COMMENT: See the text and commentary of section 6.3.2 (advance written questions for depositions) and section 6.3.3 (“conference” depositions).
The party arranging any interview is to make reasonable efforts to set a mutually-convenient time for it.
Any party may arrange to record one or more portions of any interview, at its own expense.
The fact that the interview is being recorded must be announced, to all participants in the interview, at the beginning of the recording; the announcement itself must be recorded.
No portion of any such recording may be introduced into evidence except (1) for impeachment or rebuttal purposes, or (2) for good reason with the arbitrator’s approval after reasonable notice to all other parties.
COMMENT: This clause should make counsel more comfortable about the informal nature of the telephonic-interview approach.
Neither a party’s questioning of an employee in an interview, nor the party’s declining to question the employee, will preclude that party from subsequently questioning the employee, including asking the same or similar questions as asked during the interview, during (i) an authorized deposition, if any, or (ii) the hearing.
Arbitrator approval required: In the interest of controlling costs, depositions may be taken only with the arbitrator’s specific approval for each deposition upon reasonable notice to the other party and to the deponent.

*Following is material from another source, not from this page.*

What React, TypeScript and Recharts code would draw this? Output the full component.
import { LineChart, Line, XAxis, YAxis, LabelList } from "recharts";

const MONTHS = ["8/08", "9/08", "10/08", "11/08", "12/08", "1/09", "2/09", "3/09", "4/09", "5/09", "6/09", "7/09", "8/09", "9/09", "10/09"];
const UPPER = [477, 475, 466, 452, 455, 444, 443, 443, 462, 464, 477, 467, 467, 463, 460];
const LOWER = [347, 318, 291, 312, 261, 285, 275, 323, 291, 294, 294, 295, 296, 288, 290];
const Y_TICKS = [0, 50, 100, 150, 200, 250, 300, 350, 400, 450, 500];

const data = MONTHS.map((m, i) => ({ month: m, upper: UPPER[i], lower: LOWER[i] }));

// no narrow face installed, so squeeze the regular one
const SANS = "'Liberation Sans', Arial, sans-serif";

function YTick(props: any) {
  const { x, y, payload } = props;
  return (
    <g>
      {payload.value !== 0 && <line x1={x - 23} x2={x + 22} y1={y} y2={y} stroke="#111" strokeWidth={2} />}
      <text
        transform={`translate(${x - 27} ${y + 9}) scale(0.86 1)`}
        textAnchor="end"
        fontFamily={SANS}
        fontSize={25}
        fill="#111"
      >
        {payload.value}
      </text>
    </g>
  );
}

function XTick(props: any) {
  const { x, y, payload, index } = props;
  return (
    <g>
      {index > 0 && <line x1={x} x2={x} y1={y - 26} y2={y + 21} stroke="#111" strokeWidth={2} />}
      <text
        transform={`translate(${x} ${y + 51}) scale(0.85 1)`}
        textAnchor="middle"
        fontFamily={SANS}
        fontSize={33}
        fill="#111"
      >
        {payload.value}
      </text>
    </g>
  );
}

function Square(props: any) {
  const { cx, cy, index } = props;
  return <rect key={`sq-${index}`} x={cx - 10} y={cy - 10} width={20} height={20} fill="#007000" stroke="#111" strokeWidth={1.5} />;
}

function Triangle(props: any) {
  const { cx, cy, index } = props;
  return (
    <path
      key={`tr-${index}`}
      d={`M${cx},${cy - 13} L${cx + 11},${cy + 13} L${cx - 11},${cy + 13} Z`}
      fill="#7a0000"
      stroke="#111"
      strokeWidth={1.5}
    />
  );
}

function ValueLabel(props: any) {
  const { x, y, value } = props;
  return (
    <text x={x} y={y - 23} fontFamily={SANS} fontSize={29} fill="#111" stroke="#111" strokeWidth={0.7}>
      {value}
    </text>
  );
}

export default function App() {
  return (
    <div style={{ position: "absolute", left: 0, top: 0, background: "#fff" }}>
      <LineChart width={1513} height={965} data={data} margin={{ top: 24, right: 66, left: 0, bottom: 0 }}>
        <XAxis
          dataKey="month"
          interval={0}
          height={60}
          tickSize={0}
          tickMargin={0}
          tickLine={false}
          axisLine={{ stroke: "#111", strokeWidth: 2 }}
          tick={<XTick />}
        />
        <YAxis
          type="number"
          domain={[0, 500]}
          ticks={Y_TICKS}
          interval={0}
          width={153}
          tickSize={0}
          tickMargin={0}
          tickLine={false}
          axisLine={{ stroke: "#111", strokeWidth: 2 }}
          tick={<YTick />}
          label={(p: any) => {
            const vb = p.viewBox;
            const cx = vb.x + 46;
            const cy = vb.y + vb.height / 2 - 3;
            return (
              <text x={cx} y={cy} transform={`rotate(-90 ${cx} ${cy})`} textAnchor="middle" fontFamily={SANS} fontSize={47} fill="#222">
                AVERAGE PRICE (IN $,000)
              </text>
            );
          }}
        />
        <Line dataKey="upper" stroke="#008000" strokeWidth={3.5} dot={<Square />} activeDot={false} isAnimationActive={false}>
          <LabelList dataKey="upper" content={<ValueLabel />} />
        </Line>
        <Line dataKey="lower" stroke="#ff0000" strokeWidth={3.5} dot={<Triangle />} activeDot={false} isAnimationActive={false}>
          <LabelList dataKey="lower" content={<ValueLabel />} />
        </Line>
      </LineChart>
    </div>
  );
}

COMMENT: Depositions are one of the most prominent sources of expense in litigation and arbitration. The AAA Commercial Rules severely restrict the parties’ ability to take depositions; see Rule L‑3. AAA Employment Rule 9 leaves the question of depositions up to the arbitrator.
Written questions in oral depositions: Counsel taking a deposition are strongly encouraged to send the deponent advance written questions, with a copy to all other parties.

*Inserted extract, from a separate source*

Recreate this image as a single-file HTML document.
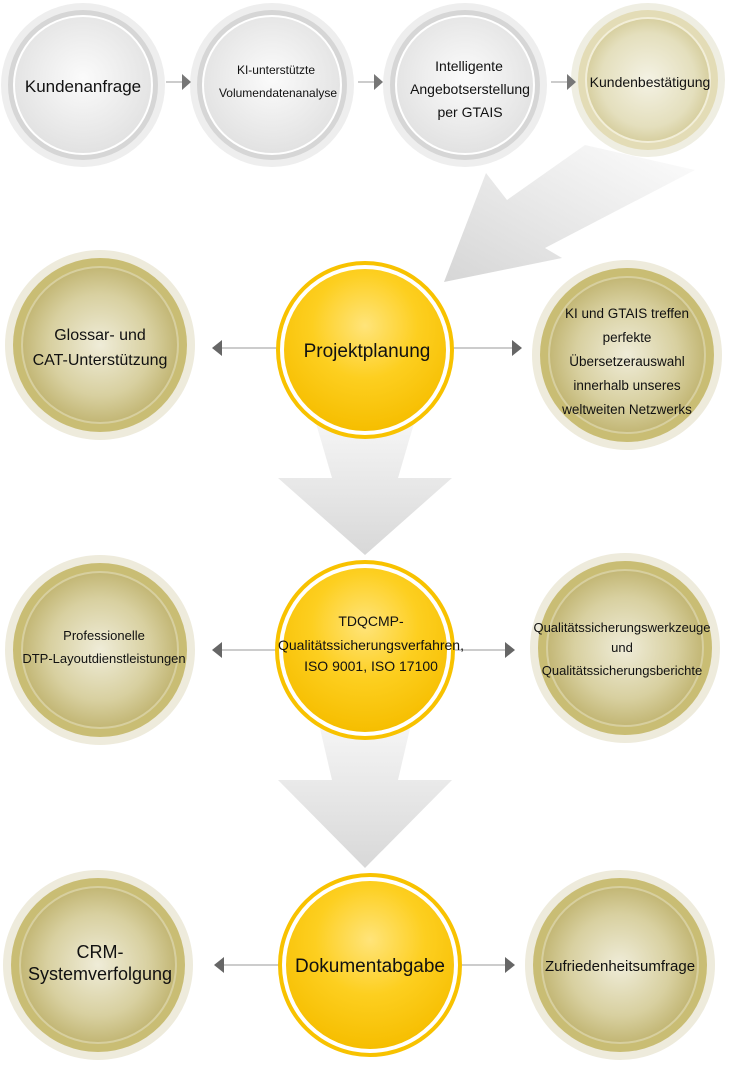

COMMENT: This written-questions procedure is not unlike “30(b)(6)” depositions under the Federal Rules of Civil Procedure. It is adapted from the Model Case Management Scheduling Orders for Patent Cases cited in the commentary to § 3.4.
To save time, if the witness elects to answer the questions in writing and sign the answers under penalty of perjury, or if the witness adopts the unsigned written answers during oral testimony, then the questions and answers could be attached as an exhibit to the transcript.
Propounding written questions in advance may help reduce the time needed for an interview or deposition. A questioning party can serve written questions to get at least some information from an individual being interviewed in advance. Counsel for the questioning party can then follow up with oral questions, possibly in a telephone deposition, if desired.
Conference depositions: With prior notice to all other parties and to each individual to be deposed, a party may depose more than one person in the same authorized deposition. In such a “conference” deposition, the various individuals being deposed may be respectively examined in person, by telephone or other remote electronic means, or both.
COMMENT: This provision is adapted from a suggestion in MCL 11.423 at 59, also in MCL 11.453 at 87.
Transcript excerpts as exhibits: All transcript excerpts proposed to be used in the arbitration, at the hearing or otherwise, are to be marked as exhibits.
COMMENT: This is based on suggestions in MCL 12.331 and 12.332.